→ **PROBLEM**
Scan the lines below for the string "chart" and copy every one that has it.

─── INFORMATION SUPPLIED

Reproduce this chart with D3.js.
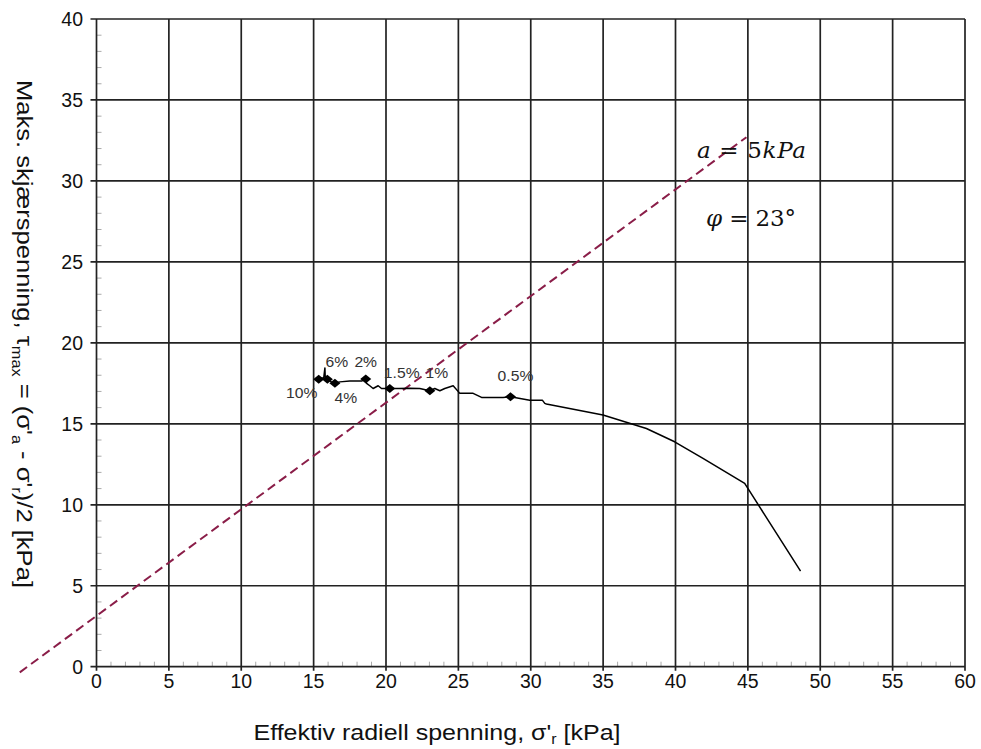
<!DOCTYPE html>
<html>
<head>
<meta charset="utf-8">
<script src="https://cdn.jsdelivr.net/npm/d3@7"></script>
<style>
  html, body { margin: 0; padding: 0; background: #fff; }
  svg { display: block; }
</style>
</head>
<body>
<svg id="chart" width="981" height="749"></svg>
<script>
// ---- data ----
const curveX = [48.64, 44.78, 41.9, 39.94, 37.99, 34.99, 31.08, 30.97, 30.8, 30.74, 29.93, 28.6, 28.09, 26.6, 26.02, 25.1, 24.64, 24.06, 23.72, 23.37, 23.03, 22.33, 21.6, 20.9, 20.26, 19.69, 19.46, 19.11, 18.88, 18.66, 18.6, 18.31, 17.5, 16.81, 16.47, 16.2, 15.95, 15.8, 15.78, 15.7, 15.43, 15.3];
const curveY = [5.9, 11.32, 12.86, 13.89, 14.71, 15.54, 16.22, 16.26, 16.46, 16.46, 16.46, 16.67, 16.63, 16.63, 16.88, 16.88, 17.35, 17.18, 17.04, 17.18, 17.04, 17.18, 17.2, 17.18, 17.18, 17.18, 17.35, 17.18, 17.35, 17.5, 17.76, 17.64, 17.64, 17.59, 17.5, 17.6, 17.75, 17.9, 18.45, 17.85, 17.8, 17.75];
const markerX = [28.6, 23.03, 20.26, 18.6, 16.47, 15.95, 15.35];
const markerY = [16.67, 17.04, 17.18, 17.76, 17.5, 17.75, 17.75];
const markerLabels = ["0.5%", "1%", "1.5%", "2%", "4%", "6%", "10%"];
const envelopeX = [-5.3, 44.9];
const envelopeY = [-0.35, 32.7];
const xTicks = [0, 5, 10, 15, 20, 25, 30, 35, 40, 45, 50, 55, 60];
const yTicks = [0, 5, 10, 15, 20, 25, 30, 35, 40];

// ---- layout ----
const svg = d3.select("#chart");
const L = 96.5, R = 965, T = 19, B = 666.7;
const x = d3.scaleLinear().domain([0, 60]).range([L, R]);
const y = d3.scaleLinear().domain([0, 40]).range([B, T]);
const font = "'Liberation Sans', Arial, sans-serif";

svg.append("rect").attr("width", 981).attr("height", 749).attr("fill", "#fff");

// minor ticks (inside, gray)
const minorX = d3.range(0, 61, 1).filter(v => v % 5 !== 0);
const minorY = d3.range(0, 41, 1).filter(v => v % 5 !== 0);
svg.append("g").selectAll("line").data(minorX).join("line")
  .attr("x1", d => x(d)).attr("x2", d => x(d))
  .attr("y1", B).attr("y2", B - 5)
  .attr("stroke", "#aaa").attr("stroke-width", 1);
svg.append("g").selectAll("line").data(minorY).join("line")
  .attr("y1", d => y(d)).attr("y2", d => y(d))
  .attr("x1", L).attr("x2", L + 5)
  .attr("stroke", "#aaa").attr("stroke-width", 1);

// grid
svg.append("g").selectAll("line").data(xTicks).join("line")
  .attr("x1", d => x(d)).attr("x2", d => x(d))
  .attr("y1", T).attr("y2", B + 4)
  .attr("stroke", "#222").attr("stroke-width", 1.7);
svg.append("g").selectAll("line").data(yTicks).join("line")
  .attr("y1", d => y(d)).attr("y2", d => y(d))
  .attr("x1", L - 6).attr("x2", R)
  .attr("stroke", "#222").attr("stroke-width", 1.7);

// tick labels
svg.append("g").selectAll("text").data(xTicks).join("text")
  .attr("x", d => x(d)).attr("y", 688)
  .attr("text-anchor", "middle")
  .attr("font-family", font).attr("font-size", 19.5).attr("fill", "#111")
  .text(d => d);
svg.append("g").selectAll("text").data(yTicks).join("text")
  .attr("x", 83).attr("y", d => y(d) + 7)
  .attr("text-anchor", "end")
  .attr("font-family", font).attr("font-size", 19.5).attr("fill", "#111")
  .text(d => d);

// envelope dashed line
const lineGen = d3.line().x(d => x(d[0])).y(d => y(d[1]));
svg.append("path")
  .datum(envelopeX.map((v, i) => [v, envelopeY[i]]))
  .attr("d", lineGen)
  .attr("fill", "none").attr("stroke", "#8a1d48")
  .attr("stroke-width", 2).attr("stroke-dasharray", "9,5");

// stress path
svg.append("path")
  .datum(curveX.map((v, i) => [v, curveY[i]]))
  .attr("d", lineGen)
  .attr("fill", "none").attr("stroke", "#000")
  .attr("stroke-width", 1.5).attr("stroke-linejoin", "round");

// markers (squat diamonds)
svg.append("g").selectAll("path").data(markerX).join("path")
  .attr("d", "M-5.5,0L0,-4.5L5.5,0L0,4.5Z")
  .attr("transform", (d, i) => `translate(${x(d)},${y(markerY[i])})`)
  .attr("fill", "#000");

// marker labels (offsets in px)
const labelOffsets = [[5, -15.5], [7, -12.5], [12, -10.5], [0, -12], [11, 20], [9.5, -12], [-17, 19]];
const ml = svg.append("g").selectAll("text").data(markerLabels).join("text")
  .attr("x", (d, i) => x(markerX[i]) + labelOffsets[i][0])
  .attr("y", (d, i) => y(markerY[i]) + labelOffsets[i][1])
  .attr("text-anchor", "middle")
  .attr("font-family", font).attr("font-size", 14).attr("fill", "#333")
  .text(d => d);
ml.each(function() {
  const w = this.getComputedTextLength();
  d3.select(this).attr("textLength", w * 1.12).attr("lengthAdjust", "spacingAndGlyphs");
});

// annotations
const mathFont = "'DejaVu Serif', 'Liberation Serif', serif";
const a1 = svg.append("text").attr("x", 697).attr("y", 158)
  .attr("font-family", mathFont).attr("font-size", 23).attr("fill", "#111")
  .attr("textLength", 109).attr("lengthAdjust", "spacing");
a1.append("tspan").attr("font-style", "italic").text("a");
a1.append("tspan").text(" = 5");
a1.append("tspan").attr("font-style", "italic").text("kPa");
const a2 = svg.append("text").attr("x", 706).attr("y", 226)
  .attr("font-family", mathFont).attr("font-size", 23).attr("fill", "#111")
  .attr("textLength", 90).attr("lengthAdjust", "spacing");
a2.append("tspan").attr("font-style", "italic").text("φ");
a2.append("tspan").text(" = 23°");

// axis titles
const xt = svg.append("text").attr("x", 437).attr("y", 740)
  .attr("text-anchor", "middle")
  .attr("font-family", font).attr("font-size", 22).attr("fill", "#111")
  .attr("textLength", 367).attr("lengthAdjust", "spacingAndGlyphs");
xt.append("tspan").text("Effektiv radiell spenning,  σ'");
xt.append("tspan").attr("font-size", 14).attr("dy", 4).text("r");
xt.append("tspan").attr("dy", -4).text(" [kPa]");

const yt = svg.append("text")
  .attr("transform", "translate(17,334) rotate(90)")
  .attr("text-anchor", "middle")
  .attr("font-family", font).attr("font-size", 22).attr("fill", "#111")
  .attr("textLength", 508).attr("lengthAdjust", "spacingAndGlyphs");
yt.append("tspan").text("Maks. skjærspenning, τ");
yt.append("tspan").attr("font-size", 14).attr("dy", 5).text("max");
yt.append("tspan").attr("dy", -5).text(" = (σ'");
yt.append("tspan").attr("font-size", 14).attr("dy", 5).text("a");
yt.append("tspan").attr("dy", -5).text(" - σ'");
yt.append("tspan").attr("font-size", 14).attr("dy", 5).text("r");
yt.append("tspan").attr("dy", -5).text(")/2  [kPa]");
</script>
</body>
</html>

──────

→ **THE OUTPUT**
Reproduce this chart with D3.js.
<svg id="chart" width="981" height="749"></svg>
const svg = d3.select("#chart");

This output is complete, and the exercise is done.